Con todas estas piezas encima de la mesa, el régimen ha encontrado la forma de convertir la profunda e izquierdista crítica al sistema en un proyecto de restauración y reforma a mayor gloria de las oligarquías. Y es que sólo a través de una parcial reforma constitucional es posible mantener intactas las estructuras de poder que reinan en España desde el franquismo al mismo tiempo que se desactiva la potencia crítica de las clases populares.

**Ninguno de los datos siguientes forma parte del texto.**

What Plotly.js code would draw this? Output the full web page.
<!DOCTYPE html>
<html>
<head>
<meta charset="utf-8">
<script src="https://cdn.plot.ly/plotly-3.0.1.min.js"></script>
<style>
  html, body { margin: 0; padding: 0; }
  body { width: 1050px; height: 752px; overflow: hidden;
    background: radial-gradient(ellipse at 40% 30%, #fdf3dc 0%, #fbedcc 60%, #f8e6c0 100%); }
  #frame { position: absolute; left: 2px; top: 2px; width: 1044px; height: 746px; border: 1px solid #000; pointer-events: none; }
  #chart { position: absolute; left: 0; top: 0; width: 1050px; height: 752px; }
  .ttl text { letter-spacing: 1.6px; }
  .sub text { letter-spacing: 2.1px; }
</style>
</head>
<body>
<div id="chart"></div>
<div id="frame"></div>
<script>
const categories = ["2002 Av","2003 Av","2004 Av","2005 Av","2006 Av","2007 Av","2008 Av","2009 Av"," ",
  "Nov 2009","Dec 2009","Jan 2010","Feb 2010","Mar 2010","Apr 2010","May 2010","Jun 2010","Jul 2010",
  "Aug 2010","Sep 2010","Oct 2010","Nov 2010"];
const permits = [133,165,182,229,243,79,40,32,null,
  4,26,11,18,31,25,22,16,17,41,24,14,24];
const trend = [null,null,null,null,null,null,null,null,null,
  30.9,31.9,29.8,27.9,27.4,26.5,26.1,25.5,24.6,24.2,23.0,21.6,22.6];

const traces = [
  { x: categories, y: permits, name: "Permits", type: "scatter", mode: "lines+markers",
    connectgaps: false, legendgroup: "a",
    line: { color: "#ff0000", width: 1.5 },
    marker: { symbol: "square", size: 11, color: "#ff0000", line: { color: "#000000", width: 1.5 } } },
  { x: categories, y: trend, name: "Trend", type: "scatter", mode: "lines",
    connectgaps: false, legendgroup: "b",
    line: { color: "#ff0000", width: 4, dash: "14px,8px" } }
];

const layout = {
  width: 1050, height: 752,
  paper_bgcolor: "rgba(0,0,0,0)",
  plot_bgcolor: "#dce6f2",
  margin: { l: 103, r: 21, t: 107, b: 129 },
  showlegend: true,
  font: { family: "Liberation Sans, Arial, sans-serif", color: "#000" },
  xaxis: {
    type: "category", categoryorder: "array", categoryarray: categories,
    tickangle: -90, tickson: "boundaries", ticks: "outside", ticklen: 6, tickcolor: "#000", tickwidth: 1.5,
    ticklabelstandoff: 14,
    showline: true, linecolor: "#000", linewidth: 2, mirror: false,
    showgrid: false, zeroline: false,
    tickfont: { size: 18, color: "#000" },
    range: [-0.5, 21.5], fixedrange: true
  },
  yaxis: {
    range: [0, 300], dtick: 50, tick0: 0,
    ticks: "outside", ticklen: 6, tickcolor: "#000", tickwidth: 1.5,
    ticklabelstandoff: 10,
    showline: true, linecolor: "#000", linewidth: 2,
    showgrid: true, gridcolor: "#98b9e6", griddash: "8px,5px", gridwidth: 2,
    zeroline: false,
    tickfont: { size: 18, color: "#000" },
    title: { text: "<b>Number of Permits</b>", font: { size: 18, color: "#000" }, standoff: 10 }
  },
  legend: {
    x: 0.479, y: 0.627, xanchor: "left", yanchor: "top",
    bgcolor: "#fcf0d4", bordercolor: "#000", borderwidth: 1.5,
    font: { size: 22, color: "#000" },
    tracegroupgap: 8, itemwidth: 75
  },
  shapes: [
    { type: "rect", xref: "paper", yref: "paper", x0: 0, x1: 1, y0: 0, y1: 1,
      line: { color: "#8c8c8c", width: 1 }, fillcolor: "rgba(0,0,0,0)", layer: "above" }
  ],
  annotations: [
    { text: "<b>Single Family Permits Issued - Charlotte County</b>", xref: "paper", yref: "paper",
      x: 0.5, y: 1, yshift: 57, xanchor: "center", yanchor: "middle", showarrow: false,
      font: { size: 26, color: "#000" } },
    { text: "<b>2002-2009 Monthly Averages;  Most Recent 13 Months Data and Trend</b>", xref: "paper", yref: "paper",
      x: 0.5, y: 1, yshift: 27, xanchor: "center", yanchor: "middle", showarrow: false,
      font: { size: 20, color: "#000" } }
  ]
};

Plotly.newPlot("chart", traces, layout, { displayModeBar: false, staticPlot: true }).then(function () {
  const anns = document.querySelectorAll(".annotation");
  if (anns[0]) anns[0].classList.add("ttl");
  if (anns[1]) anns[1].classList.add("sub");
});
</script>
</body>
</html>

El debate, por lo tanto, se traslada al ámbito constitucional. Y la disyuntiva sigue siendo la escobazada por el 15-M: reforma o ruptura. La reforma parcial que proponen los cuatro partidos con mayor estimación de voto se puede realizar a través del artículo 167, lo que implica un engaño constitucional porque es una reforma por la puerta de atrás. Es el mismo procedimiento que la reforma del artículo 135 que hizo el bipartidismo en 2011. Conlleva una negociación entre cúpulas y acuerdos puntuales que no tocan los elementos fundamentales del régimen. Y es que la Constitución de 1978 se blindó de tal forma que para modificar sus cimientos es necesario usar el artículo 168, el que abre un proceso constituyente. Precisamente esa es la única opción que tienen las clases populares para participar activamente en el rediseño de nuestras instituciones y de evitar que apuntalen un orden social neoliberal y regresivo.

Pero paradójicamente, tras cuatro años de grave crisis institucional y movilizaciones sociales clave, la única candidatura que defiende en estos momentos un proceso constituyente es la de Unidad Popular-Izquierda Unida. El resto ha sucumbido a los cantos de sirena del régimen en restauración. Oficialmente ya todos los partidos, incluido Podemos, son defensores del libre mercado en el sector eléctrico –con la ironía de que sólo hace un año que Endesa nos saqueó 14.000 millones de euros con el silencio cómplice del Gobierno-, partidarios de mantener los compromisos internacionales con la OTAN y defensores de la Cultura de la Transición que tanto nos costó doblegar. No son cuestiones cualquiera, sino elementos definitorios del régimen. Y para quienes hemos vivido estos cuatro años peleando cuerpo a cuerpo con funcionarios del BCE, del FMI y del Gobierno resulta cuanto menos sorprendente la capacidad que han tenido de meterse en el bolsillo a tanto espacio político tras la grave crisis de régimen.

Y, sin embargo, no nos rendimos. Creemos que el cambio aún es posible. Y, sobre todo, necesario. No podemos permitir que se consolide un orden social salvaje que necesita una adaptación institucional a su medida, que es precisamente lo que le brindaría una reforma constitucional capitaneada por la oligarquía. Pero sólo habrá cambio real si fortalecemos a la izquierda y a los movimientos sociales que buscan una transformación social. Por eso me atrevo a decir que en estas elecciones el voto determinante está, sin duda, en la izquierda y la coherencia. Por eso quiero poner en valor la dignidad que conlleva defender un proyecto alternativo al del régimen del 78, proponiendo políticas a favor de las clases populares. Con una sonrisa seguiremos batallando a los poderes salvajes del capitalismo.